I’ve just uploaded to the ArXiV my paper “Norm convergence of multiple ergodic averages for commuting transformations“, submitted to
Ergodic Theory and Dynamical Systems. This paper settles in full generality the norm convergence problem for several commuting transformations. Specifically, if (X, {\mathcal X},\mu) is a probability space and T_1, \ldots, T_l: X \to X are commuting measure-preserving transformations, then for any bounded measurable functions f_1, \ldots, f_l: X \to {\Bbb R}, the multiple average

\frac{1}{N} \sum_{n=0}^{N-1} \int_X T_1^n f_1 \ldots T_l^n f_l (1)
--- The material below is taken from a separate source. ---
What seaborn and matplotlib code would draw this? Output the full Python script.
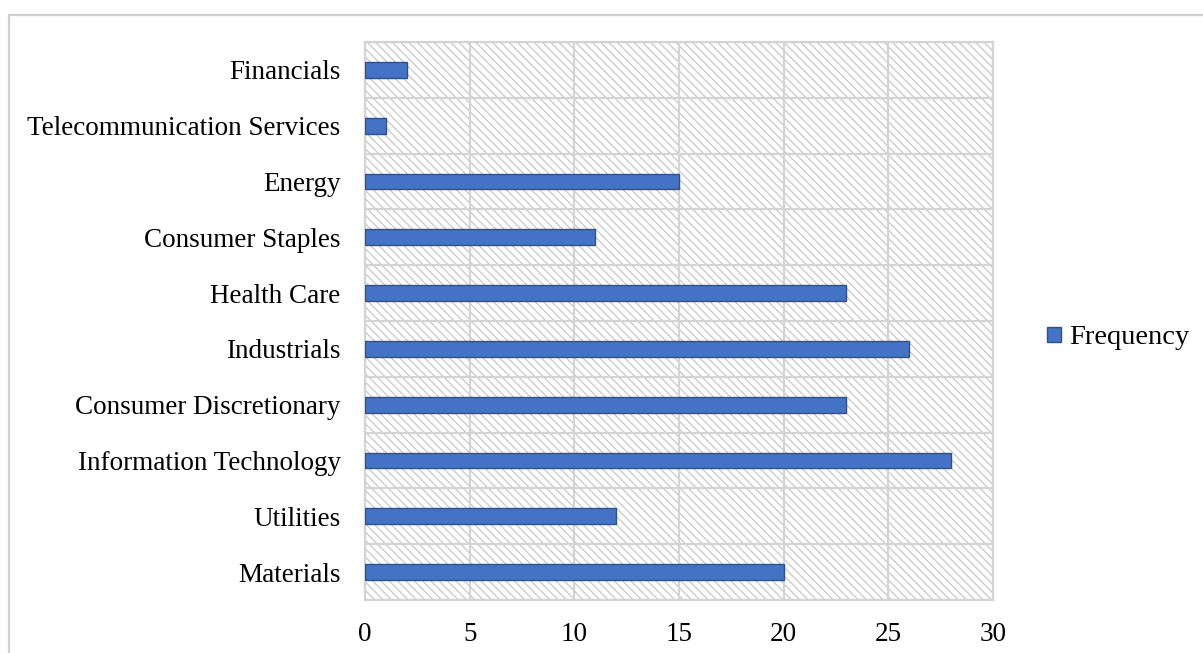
import matplotlib
matplotlib.use("Agg")
import matplotlib.pyplot as plt
from matplotlib.patches import Rectangle, Patch
import seaborn as sns
import pandas as pd
import numpy as np

# Sector counts, listed top to bottom as drawn
sectors = ["Financials", "Telecommunication Services", "Energy", "Consumer Staples",
           "Health Care", "Industrials", "Consumer Discretionary",
           "Information Technology", "Utilities", "Materials"]
frequency = [2, 1, 15, 11, 23, 26, 23, 28, 12, 20]
x_ticks = [0, 5, 10, 15, 20, 25, 30]
series_name = "Frequency"

df = pd.DataFrame({"Sector": sectors, "Frequency": frequency})

sns.set_theme(style="white")
plt.rcParams["font.family"] = ["Liberation Serif", "DejaVu Serif"]
plt.rcParams["hatch.linewidth"] = 1.0
plt.rcParams["text.color"] = "black"

W, H = 1203, 653
fig = plt.figure(figsize=(W / 100, H / 100), dpi=100)
ax = fig.add_axes([365 / W, 1 - 600 / H, (993 - 365) / W, (600 - 42) / H])

grid_col = "#d4d4d4"
hatch_col = "#cdcdcd"
bar_col = "#4472C4"
edge_col = "#2F528F"
fs = 19.5

# fine diagonal hatching behind the plot
back_hatch = chr(92) * 4
ax.set_facecolor("white")
ax.add_patch(Rectangle((0, 0), 1, 1, transform=ax.transAxes, facecolor="white",
                       edgecolor=hatch_col, linewidth=0, hatch=back_hatch, zorder=0))

sns.barplot(data=df, x="Frequency", y="Sector", order=sectors, orient="h",
            color=bar_col, saturation=1, width=0.28, edgecolor=edge_col,
            linewidth=1.0, ax=ax, zorder=3)

ax.set_xlim(0, 30)
ax.set_ylim(len(sectors) - 0.5, -0.5)
ax.set_xticks(x_ticks)
ax.set_xticklabels([str(t) for t in x_ticks])
ax.set_yticks(np.arange(len(sectors)))
ax.set_yticklabels(sectors)
ax.set_xlabel("")
ax.set_ylabel("")

ax.grid(False)
for t in x_ticks:
    ax.axvline(t, color=grid_col, lw=1.6, zorder=1)
for b in np.arange(len(sectors) + 1) - 0.5:
    ax.axhline(b, color=grid_col, lw=1.6, zorder=1)

for s in ax.spines.values():
    s.set_color(grid_col)
    s.set_linewidth(1.6)

ax.tick_params(axis="both", which="both", length=0)
ax.tick_params(axis="y", pad=17.5, labelsize=fs, labelcolor="black")
ax.tick_params(axis="x", pad=16, labelsize=fs, labelcolor="black")

handle = Patch(facecolor=bar_col, edgecolor=edge_col, linewidth=1.0)
fig.legend([handle], [series_name], loc="center left",
           bbox_to_anchor=(1021 / W, 1 - 338 / H), frameon=False,
           fontsize=20.5, handlelength=0.5, handleheight=0.45,
           handletextpad=0.3, labelcolor="black")

# outer chart border
fig.add_artist(Rectangle((8.5 / W, -0.05), 1.2, 1 - 14.5 / H + 0.05,
                         transform=fig.transFigure, facecolor="none",
                         edgecolor="#d0d0d0", lw=1.6))

fig.savefig("out.png", dpi=100)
is convergent in the L^2(X) norm topology (and thus also converges in probability). The corresponding question of pointwise almost everywhere convergence remains open (and quite difficult, in my opinion). My argument also does not readily establish a formula as to what this limit actually is (it really establishes that the sequence is Cauchy in L^2 rather than convergent).

The l=1 case of this theorem is the classical mean ergodic theorem (also known as the von Neumann ergodic theorem). The l=2 case was established by Conze and Lesigne. The higher l case was partially resolved by Frantzikinakis and Kra, under the additional hypotheses that all of the transformations T_i, as well as the quotients T_i T_j^{-1}, are ergodic. The special case T_j=T^j was established by Host-Kra (with another proof given subsequently by Ziegler). Another relevant result is the Furstenberg-Katznelson theorem, which asserts among other things when f_1=\ldots=f_l is non-negative and not identically zero, then the inner product of the expression (1) with f has a strictly positive limit inferior as N \to \infty. This latter result also implies Szemerédi’s theorem.

It is also known that the Furstenberg-Katznelson theorem can be proven by hypergraph methods, and in fact my paper also proceeds by a hypergraph-inspired approach, although the language of hypergraphs is not explicitly used in the body of the argument. (In contrast to the work of Host-Kra and Ziegler, no nilsystems appear in the proof.)

In fact, the first step in the argument is to replace the infinitary norm convergence result by an equivalent finitary norm convergence result, in exactly the same way that the infinite convergence principle is equivalent to the finite convergence principle. (This is in marked contrast with the usual ergodic-theory approach to these problems, in which one tries to prove the infinitary statement first, by purely infinitary means, and only deduces the finitary counterpart as a corollary at the very end of the argument.) In the finitary counterpart of this norm convergence result, the abstract dynamical system X is replaced by a very concrete one, namely the product ({\Bbb Z}/P{\Bbb Z})^l of l cyclic groups, with the standard set of l commuting shifts. The main advantage of this concrete setting is that it has an obvious Cartesian product structure, which lets one interpret the functions f_1,\ldots,f_l as weighted hypergraphs, and which allows the technology of the hypergraph regularity lemma to be applied. (Actually we will only need a weak version of this lemma, similar to the “Koopman-von Neumann-type theorems” that appear for instance in my work with Ben on arithmetic progressions of primes, or to the weak regularity lemma of Frieze and Kannan.)

Roughly speaking, the idea is now to induct on the “complexity” of the functions f_1,\ldots,f_l. Informally, a function f on, say, ({\Bbb Z}/P{\Bbb Z})^l (actually for technical reasons we use ({\Bbb Z}/P{\Bbb Z})^{l+1}) is of complexity d if it only depends of d of the coordinates, or if it is a polynomial combination of such functions (with quantitative bounds on the polynomial involved). The regularity lemma allows one to approximate a complexity d function by a complexity d-1 function, plus an error which is sufficiently “pseudorandom” or “uniform” to be negligible for the purposes of the norm convergence problem. We iterate this all the way down to d=1, at which point one is at the level of the mean ergodic theorem and one can proceed by a variety of methods.

One amusing side-effect of the finitary nature of the argument was that I needed a finitary version of the Lebesgue dominated convergence theorem, which I include as an appendix. Actually, one does not strictly speaking need this theorem to run the argument, if one is willing to add a little bit more notation instead, but the finitary convergence theorem may be of some independent interest.

While the methods in the paper are finitary, it seems likely that a more traditional infinitary ergodic proof of this theorem should be possible (once one figures out how to obtain the counterpart of Cartesian product structure in the infinitary setting). It would thus be interesting to obtain a second proof of this result.